The heartbeat came last, after we were hit with multiple piles of literature proclaiming "Congratulations on your new baby!" A pleasant, knowledgable nurse took us through the various testing options available to expectant parents. I'm thinking, this really is counterintuitive. Shouldn't we at least clear that one hurdle first? Like do that big confirmatory thing everyone swears we must do? Finally, the chief doctor arrives, the one that will be our leader through this, and... thank God, she's okay. Decent person, I think to myself. She hasn't advised us on anything the first ten minutes she's talking to us. This almost worries me. Nobody's yet asked me if I smoke.
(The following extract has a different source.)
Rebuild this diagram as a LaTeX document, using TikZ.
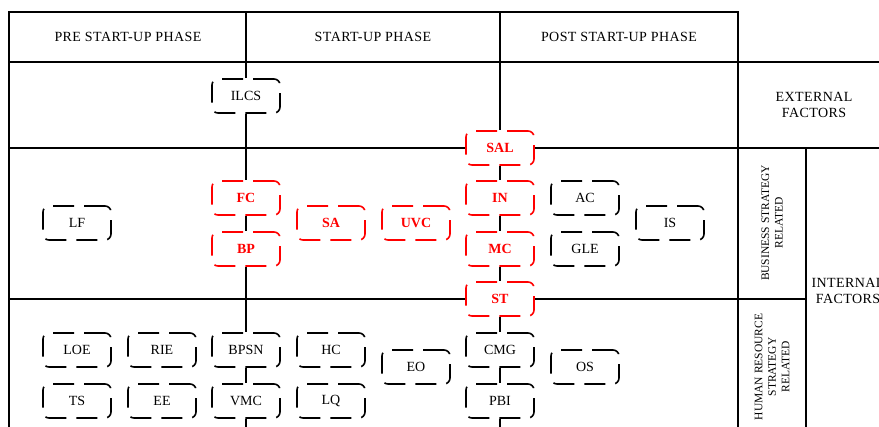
\documentclass[tikz,border=0pt]{standalone}
\usepackage{fontspec}
\setmainfont{Liberation Serif}

\begin{document}
\begin{tikzpicture}[x=1pt, y=-1pt,
    tableline/.style={line width=1.3pt, black},
    factor/.style={draw, fill=white, rounded corners=6pt, line width=1.6pt,
        dash pattern=on 21pt off 10pt, minimum width=68pt, minimum height=34pt,
        inner sep=0pt, font=\fontsize{14}{16}\selectfont},
    keyfactor/.style={factor, draw=red, text=red, font=\fontsize{14}{16}\selectfont\bfseries},
    headtext/.style={align=center, font=\fontsize{14}{16}\selectfont\addfontfeature{LetterSpace=3}},
    sidetext/.style={align=center, rotate=90, font=\fontsize{11.5}{13.5}\selectfont}
]
    \useasboundingbox (0,0) rectangle (879,427);
    \clip (0,0) rectangle (879,427);

    % Table frame
    \draw[tableline] (9,430) -- (9,12) -- (738,12) -- (738,430);
    \draw[tableline] (9,62) -- (879,62);
    \draw[tableline] (806,148) -- (806,430);

    % Phase headers
    \node[headtext] (pre) at (128,37) {PRE START-UP PHASE};
    \node[headtext] (start) at (373,37) {START-UP PHASE};
    \node[headtext] (post) at (619,37) {POST START-UP PHASE};

    % Factor groups
    \node[headtext] (external) at (814,105) {EXTERNAL\\FACTORS};
    \node[headtext] (internal) at (848,291) {INTERNAL\\FACTORS};
    \node[sidetext] (business) at (772,223) {BUSINESS STRATEGY\\RELATED};
    \node[sidetext] (human) at (772,367) {HUMAN RESOURCE\\STRATEGY\\RELATED};

    % External factors
    \node[factor] (ILCS) at (246,96) {ILCS};
    \node[keyfactor] (SAL) at (500,148) {SAL};

    % Business strategy related
    \node[factor] (LF) at (77,223) {LF};
    \node[keyfactor] (FC) at (246,198) {FC};
    \node[keyfactor] (BP) at (246,249) {BP};
    \node[keyfactor] (SA) at (331,223) {SA};
    \node[keyfactor] (UVC) at (416,223) {UVC};
    \node[keyfactor] (IN) at (500,198) {IN};
    \node[keyfactor] (MC) at (500,249) {MC};
    \node[keyfactor] (ST) at (500,299) {ST};
    \node[factor] (AC) at (585,198) {AC};
    \node[factor] (GLE) at (585,249) {GLE};
    \node[factor] (IS) at (670,223) {IS};

    % Human resource strategy related
    \node[factor] (LOE) at (77,350) {LOE};
    \node[factor] (RIE) at (162,350) {RIE};
    \node[factor] (BPSN) at (246,350) {BPSN};
    \node[factor] (HC) at (331,350) {HC};
    \node[factor] (EO) at (416,367) {EO};
    \node[factor] (TS) at (77,401) {TS};
    \node[factor] (EE) at (162,401) {EE};
    \node[factor] (VMC) at (246,401) {VMC};
    \node[factor] (LQ) at (331,401) {LQ};
    \node[factor] (CMG) at (500,350) {CMG};
    \node[factor] (PBI) at (500,401) {PBI};
    \node[factor] (OS) at (585,367) {OS};

    % Row lines through the boxes
    \coordinate (rowA west) at (9,148);
    \coordinate (rowA east) at (879,148);
    \coordinate (rowB west) at (9,299);
    \coordinate (rowB east) at (806,299);
    \draw[tableline] (rowA west) -- (SAL) -- (rowA east);
    \draw[tableline] (rowB west) -- (ST) -- (rowB east);

    % Phase borders linking the boxes
    \coordinate (preTop) at (246,12);
    \coordinate (preBot) at (246,430);
    \coordinate (postTop) at (500,12);
    \coordinate (postBot) at (500,430);
    \draw[tableline] (preTop) -- (ILCS) -- (FC) -- (BP) -- (BPSN) -- (VMC) -- (preBot);
    \draw[tableline] (postTop) -- (SAL) -- (IN) -- (MC) -- (ST) -- (CMG) -- (PBI) -- (postBot);

\end{tikzpicture}
\end{document}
Maybe that should get covered.

Then the heartbeat check. Cheri's first. woaw woaw woaw woaw woaw. Then the next one. There it is: woawoawoawoawoawoawoawoawoawoawoa. And that's it. The doctor informs us that's the easiest heartbeat she's ever had to find. The most comforting news I've heard, ever.

How stupid. I did not factor in how I'd feel about all this. I only took two hours off this morning. I thought we'd simply comfirm what we already knew. Instead I was reminded that really, I don't know anything. I called my boss and cleared the day. She was empathetic. I apologized. "Steve, you're a good worker," she said.

I'm around people all the time, I work in a big place. Pregnancy is normal. And for us, this was no accident. We'd been trying for a while. Sometime maybe I'll post about that experience.

But just for a moment yet, we're in a bit of a vacuum here.